Israel vs snail mail: Panel green-lights sale of stake in postal company

Ministerial committee approves sale of 40% of firm: half to private investor, half in public offering of shares on the Tel Aviv Stock Exchange

Shoshanna Solomon is The Times of Israel's Startups and Business reporter

A postal worker stands in the selection hall at a post office in Tel Aviv February, 22, 2010. (Yossi Zeliger/Flash 90)
A postal worker stands in the selection hall at a post office in Tel Aviv February, 22, 2010. (Yossi Zeliger/Flash 90)

Israel has set out plans to privatize its state-owned postal services after years in which the company has been suffering from a drop in profitability and cash flow and from increased competition from alternative services.

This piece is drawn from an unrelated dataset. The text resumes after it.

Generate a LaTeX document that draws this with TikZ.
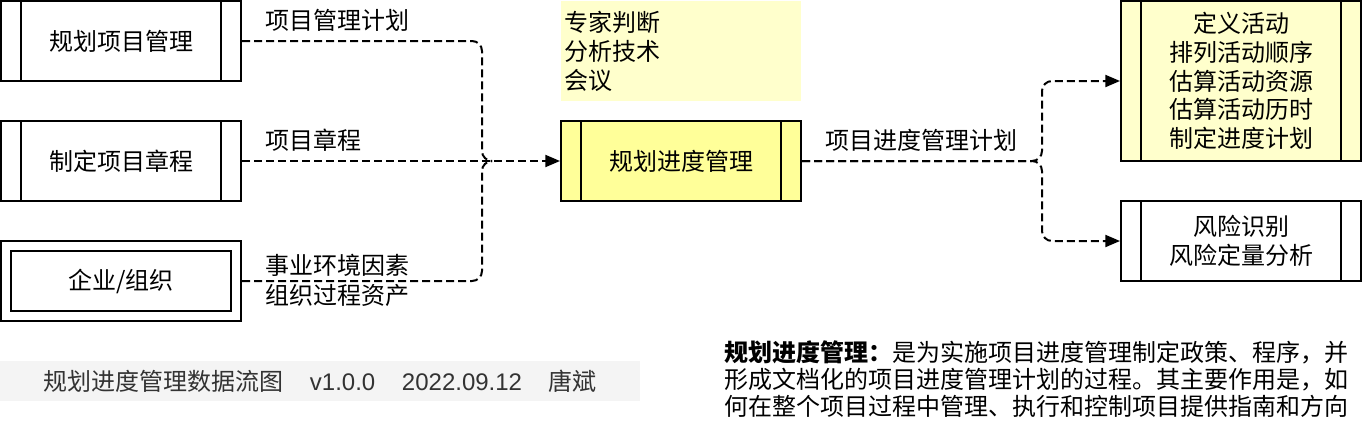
\documentclass[tikz,border=0pt]{standalone}
\usepackage{fontspec}
\setmainfont{Noto Sans CJK SC}
\newfontfamily\latinfont{Liberation Sans}
\usetikzlibrary{arrows.meta}
\definecolor{procyellow}{HTML}{FFFF99}
\definecolor{paleyellow}{HTML}{FFFFCC}
\definecolor{footgray}{HTML}{F4F4F4}
\definecolor{foottext}{HTML}{333333}
\begin{document}
\begin{tikzpicture}[x=0.75pt,y=-0.75pt,
  font=\fontsize{18pt}{21.5pt}\selectfont,
  proc/.style={draw, line width=1.5pt, minimum width=180pt, minimum height=60pt,
    inner sep=0pt, align=center,
    path picture={
      \draw[line width=1.5pt] ([xshift=15pt]path picture bounding box.north west) -- ([xshift=15pt]path picture bounding box.south west);
      \draw[line width=1.5pt] ([xshift=-15pt]path picture bounding box.north east) -- ([xshift=-15pt]path picture bounding box.south east);
    }},
  ent/.style={draw, line width=1.5pt, minimum width=180pt, minimum height=60pt,
    inner sep=0pt, align=center,
    path picture={
      \draw[line width=1.5pt] ([shift={(7.5pt,-7.5pt)}]path picture bounding box.north west) rectangle ([shift={(-7.5pt,7.5pt)}]path picture bounding box.south east);
    }},
  flowline/.style={line width=1.5pt, dash pattern=on 6pt off 3pt, rounded corners=7.5pt},
  flow/.style={flowline, -{Triangle[length=11pt,width=9pt]}},
  lbl/.style={anchor=west, inner sep=0pt, align=left}]

\useasboundingbox (0,0) rectangle (1362,432);

% left boxes
\node[proc] (plan) at (121,41) {规划项目管理};
\node[proc] (charter) at (121,161) {制定项目章程};
\node[ent] (org) at (121,281) {企业/组织};

% tools note
\node[fill=paleyellow, minimum width=180pt, minimum height=75pt, text width=175pt,
  inner xsep=2.5pt, inner ysep=0pt, align=left, anchor=north west,
  font=\fontsize{18pt}{21.75pt}\selectfont] (tools) at (561,1) {专家判断\\分析技术\\会议};

% center process
\node[proc, fill=procyellow] (sched) at (681,161) {规划进度管理};

% right boxes
\node[proc, fill=paleyellow, minimum height=120pt] (acts) at (1241,81)
  {定义活动\\排列活动顺序\\估算活动资源\\估算活动历时\\制定进度计划};
\node[proc] (risk) at (1241,241) {风险识别\\风险定量分析};

% connectors
\coordinate (merge) at (491,161);
\draw[flowline] (plan.east) -- ++(240,0) |- (merge);
\draw[flowline] (org.east) -- ++(240,0) |- (merge);
\draw[flow] (charter.east) -- (sched.west);
\draw[flow] (sched.east) -- ++(240,0) |- (acts.west);
\draw[flow] (sched.east) -- ++(240,0) |- (risk.west);

% labels
\node[lbl] (l1) at (265,20) {项目管理计划};
\node[lbl] (l2) at (265,140) {项目章程};
\node[lbl, font=\fontsize{18pt}{22.5pt}\selectfont] (l3) at (265,280) {事业环境因素\\组织过程资产};
\node[lbl] (l4) at (825,140) {项目进度管理计划};

% footer
\node[fill=footgray, minimum width=480pt, minimum height=30pt, inner sep=0pt, anchor=north west] (footband) at (0,361) {};
\node[anchor=west, inner sep=0pt, text=foottext] (foottext) at (43,381)
  {规划进度管理数据流图\hspace{20pt}{\latinfont v1.0.0}\hspace{20pt}{\latinfont 2022.09.12}\hspace{20pt}唐斌};

% description
\node[anchor=north west, inner sep=0pt, align=left, font=\fontsize{18pt}{20.25pt}\selectfont] (desc) at (724,340)
  {{\bfseries 规划进度管理：}是为实施项目进度管理制定政策、程序，并\\形成文档化的项目进度管理计划的过程。其主要作用是，如\\何在整个项目过程中管理、执行和控制项目提供指南和方向};
\end{tikzpicture}
\end{document}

On Monday, a ministerial committee in charge of the privatization of government held companies approved the sale of a 40 percent stake in the firm. An initial 20% stake will be sold via a private tender to a strategic investor in Israel or abroad. The remaining 20% stake will be sold off, within two years of the sale of the initial tranche, in a public offering on the Tel Aviv Stock Exchange, the Finance Ministry said in a statement.

The listing of shares will bring about an increase in transparency, profitability and efficiency in the long term, the statement said. After the sale, the government stake in the firm will be no less than 60%, the statement said.

The strategic investor must commit to hold the shares for seven years and will be allowed to have an influence over choosing the company’s management team. Should the government fail to find an investor, then the full 40% stake will be sold on the stock exchange, the statement said.

To protect the state’s interests, Israel may consider conditioning any holding greater than 5% upon approval.

The postal company has been criticized in recent years for poor service, with letters arriving, if at all, with delays, and long lines at service centers.

Since 2015 the company has undertaken a restructuring plan that envisaged the opening of new distribution centers, a reorganization of its operations and a cut in employees.

Greater efficiency at the firm and its entry into new financial avenues — together with new partners — will help improve company results by “tens of millions of shekels a year,” the statement said.

The statement also said that the privatization is a step forward in the process of separating the company’s financial services from its postal services. The Finance Ministry is seeking to transform the postal bank into an “independent social bank that provides the best services to the Israeli public,” the statement said.